Friday, January 27, 2023

Ups and Downs in Africa

 Africa is less safe, secure and democratic than a decade ago, with insecurity holding back progress in health, education and economic opportunities, according to an assessment of the continent by the Ibrahim index of African governance

However, better infrastructure and phone and internet connectivity had improved economic opportunities across Africa since 2012. Health services for children and pregnant women, as well as disease control, had improved, as had education. Better resources and greater efforts in getting more children enrolled and completing their schooling was evident, although progress was slowed by Covid 

According to the index, security, rule of law and human rights have deteriorated in more than 30 countries. The report warned that democratic freedoms were being curtailed, citing examples of crackdowns and attacks on protesters calling for an end to police brutality in Nigeria and regime change in SudanProtests that have been met with excessive force from the security services have been steadily rising in number since 2016.
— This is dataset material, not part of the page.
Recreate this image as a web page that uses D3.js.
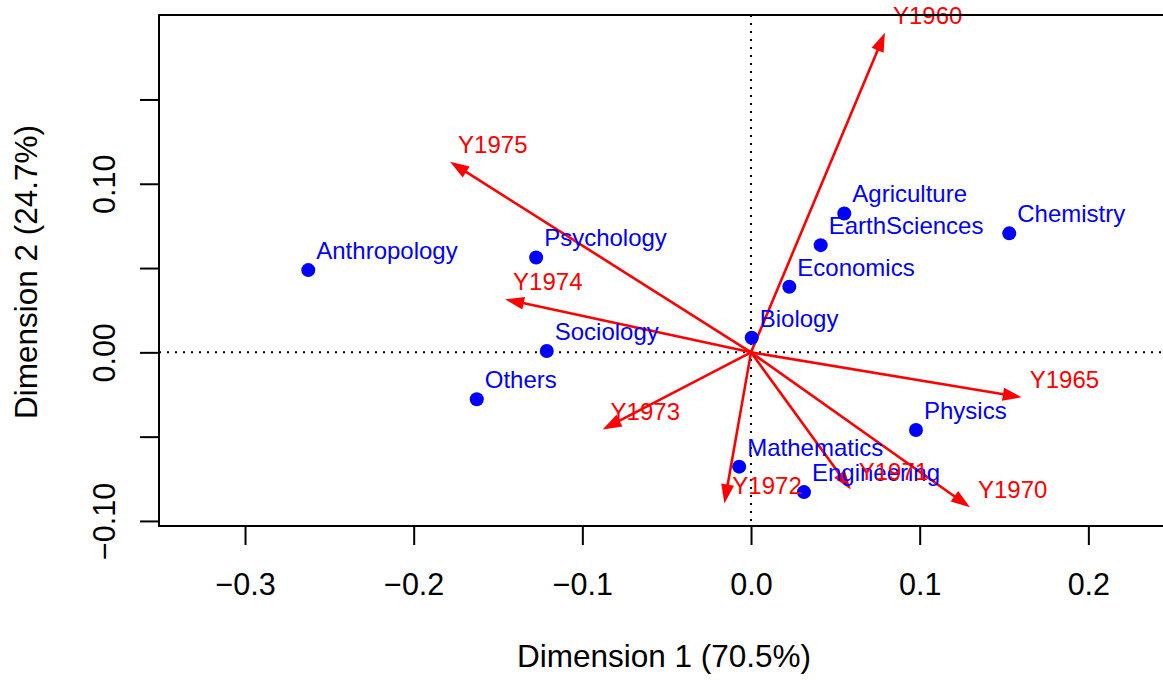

Mauritius, Seychelles and Tunisia were found to have the most effective governments, while South Sudan, Guinea-Bissau and Somalia had the worst. Libya, which has seen the biggest deterioration in governance over the past decade due to years of civil war, had some of the worst health, education and social welfare services on the continent

South Sudan suffered from a lack of economic opportunity, while almost three-quarters of its population faced hunger.

In countries where militias have proliferated, they have filled a vacuum of governance, often left by elites in capital cities who are not accountable to the rural populations.